Os Outros + O Chamado = Tudo que você já viu
por Renato HermsdorffDireto ao ponto: cinema é (também) indústria. E a meca do ramo é Hollywood. Basta uma produção (um gênero) fazer sucesso, e boa parte da Hollywood corre atrás do próprio rabo. Até aí, nada de errado, propriamente. O cinema gera empregos, forma público. Agora, se nem eles se cansam da autorreferência, o que dizer do resto do mundo? Enquanto houver dólares (rublos ou reais), é dentro dessa lógica mercadológica que duas produções russas desembarcaram recente no Brasil. Primeiro, Os Guardiões (“filme de super-herói”); agora, A Noiva (“filme de terror”).
O cineasta francês Jean-Luc Godard disse certa vez que o importante não é a originalidade (nada é original, não sejamos inocentes), mas a autenticidade. Recorrendo a uma série de clichês do gênero, A Noiva é uma tentativa risível de misturar Os Outros (2001) e O Chamado (2002).
Escrito e dirigido por Svyatoslav Podgaevskiy, a produção é aberta com um prólogo, que se passa no século XIX. Inconformado com a perda da esposa, às vésperas do casamento, um fotógrafo resolve recorrer a uma antiga (e de bases verídicas) tradição: fotografar o defunto com olhos pintados nas pálpebras fechadas.
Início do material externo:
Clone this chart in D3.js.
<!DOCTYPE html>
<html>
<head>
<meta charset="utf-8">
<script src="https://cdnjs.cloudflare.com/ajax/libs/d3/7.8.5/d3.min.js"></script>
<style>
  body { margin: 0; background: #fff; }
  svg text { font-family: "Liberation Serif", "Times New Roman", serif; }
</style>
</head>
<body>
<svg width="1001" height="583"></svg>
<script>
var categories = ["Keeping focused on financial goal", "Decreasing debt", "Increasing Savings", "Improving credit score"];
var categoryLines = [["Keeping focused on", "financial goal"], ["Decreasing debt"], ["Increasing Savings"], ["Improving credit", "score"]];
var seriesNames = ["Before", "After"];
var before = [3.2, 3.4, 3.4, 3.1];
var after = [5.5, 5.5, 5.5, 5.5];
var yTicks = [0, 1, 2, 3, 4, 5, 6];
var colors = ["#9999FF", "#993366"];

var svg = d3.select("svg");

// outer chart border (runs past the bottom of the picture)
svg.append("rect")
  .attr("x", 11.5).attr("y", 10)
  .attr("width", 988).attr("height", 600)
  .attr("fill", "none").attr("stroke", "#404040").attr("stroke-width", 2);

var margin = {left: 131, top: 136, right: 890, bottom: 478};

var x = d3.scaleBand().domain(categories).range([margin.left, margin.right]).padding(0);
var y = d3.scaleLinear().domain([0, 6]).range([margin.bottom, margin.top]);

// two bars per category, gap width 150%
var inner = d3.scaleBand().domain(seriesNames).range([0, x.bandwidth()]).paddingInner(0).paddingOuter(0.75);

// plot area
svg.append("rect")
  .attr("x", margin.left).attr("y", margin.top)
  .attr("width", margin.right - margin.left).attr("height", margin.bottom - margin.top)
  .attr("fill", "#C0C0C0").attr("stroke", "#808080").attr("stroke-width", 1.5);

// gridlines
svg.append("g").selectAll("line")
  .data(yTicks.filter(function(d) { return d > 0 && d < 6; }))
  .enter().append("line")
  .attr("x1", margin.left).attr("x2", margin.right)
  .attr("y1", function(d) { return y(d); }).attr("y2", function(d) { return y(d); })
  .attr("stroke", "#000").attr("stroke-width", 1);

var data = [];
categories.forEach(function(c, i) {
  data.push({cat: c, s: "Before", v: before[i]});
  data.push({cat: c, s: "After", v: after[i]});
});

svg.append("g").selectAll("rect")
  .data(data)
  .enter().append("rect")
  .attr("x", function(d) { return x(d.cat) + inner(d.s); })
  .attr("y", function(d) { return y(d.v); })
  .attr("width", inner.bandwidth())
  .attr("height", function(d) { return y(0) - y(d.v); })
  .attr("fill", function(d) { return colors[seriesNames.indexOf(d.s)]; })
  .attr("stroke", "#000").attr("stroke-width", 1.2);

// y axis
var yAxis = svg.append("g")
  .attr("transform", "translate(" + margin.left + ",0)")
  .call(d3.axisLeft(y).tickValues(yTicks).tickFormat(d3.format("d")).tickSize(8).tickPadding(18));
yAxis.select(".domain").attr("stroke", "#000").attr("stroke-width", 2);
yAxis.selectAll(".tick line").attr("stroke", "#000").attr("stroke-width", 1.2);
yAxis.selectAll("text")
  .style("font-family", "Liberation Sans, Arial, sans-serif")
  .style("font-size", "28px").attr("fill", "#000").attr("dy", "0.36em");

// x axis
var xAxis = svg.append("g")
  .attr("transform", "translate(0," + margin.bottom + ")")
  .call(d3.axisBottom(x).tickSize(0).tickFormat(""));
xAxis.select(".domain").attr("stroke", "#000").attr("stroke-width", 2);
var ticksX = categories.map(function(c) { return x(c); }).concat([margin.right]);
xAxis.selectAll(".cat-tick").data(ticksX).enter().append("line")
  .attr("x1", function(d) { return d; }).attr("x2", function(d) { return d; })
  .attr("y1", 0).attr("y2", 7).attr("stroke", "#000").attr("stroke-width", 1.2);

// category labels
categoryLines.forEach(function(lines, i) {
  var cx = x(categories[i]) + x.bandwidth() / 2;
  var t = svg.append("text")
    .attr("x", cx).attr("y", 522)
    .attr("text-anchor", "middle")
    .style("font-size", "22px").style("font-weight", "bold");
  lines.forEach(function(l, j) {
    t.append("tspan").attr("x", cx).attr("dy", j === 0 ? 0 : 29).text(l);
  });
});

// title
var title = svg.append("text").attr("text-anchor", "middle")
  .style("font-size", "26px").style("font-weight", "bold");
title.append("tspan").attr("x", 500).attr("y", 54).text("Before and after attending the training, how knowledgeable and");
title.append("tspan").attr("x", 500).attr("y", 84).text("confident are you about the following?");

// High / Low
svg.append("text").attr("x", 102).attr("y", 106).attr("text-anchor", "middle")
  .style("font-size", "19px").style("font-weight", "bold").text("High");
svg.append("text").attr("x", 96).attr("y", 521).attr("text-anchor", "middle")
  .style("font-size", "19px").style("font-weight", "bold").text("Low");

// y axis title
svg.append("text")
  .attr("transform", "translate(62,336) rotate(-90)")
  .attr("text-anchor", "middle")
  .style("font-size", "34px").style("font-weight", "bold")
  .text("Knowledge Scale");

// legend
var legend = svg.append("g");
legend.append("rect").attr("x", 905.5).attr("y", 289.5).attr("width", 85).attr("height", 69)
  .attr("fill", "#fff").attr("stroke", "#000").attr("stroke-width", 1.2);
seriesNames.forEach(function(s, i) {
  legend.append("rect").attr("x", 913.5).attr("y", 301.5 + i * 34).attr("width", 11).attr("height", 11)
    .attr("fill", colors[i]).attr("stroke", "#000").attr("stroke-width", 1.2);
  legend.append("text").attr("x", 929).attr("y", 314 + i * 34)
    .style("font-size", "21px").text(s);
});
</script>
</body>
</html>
O ritual, os antigos acreditavam, era uma forma de preservar o espírito do falecido.
Mas ele vai além e resolve sacrificar uma virgem, no intuito de transferir a alma da falecida para o corpo saudável da “vítima”. Comparado com o pano de fundo que move o longa de Alejandro Amenábar protagonizada por Nicole Kidman, trata-se de uma versão até… autêntica.
Corta para os dias atuais, onde vemos uma moça (Victoria Agalakova) de calcinha cuidando de passar a roupa do namorado. A semi-nudez gratuita é datada (nem mesmo a Hollywood que se respeita tira as roupas de suas atrizes sem motivo hoje). O mesmo vale para o comportamento submisso da protagonista. Mas isso são outros quinhentos.
O fato é que, de repente, o noivo (Vyacheslav Chepurchenko) da moça é convocado para uma reunião de família na tradicional casa deles - isolada, claro - no campo. E lá, coisas estranhas acontecem na vida do casal.
É a partir do desenrolar da história no presente que toda a situação se degringola. Apesar do competente trabalho de design de produção, a experiência narrativa é calcada nos chavões do gênero, seja na trilha sonora que força a mão na condução das emoções dos personagens, seja no som explosivo para assustar a plateia.
Ficasse no efeito metalizado de voz, no jeito “Samara” da noiva se mexer, vá lá… Há quem se divirta nessa zona de (des)conforto. Mas o abuso dos códigos do gênero resulta em situações de humor involuntário, como na ridícula cena final que, claro, abre o caixão para a possibilidade de uma sequência. Quem vai definir é o dinheiro.
E uma observação: se é para dublar um filme falado originalmente em outro idioma (o russo, neste caso), as distribuidoras deveriam optar pelo lançamento exclusivamente em português. A dublagem em inglês da cópia exibida para a imprensa só contribui para o tom (não intencional) de pastiche da obra. Sem puxa-saquismo, os nossos dubladores são muito melhores do que os deles.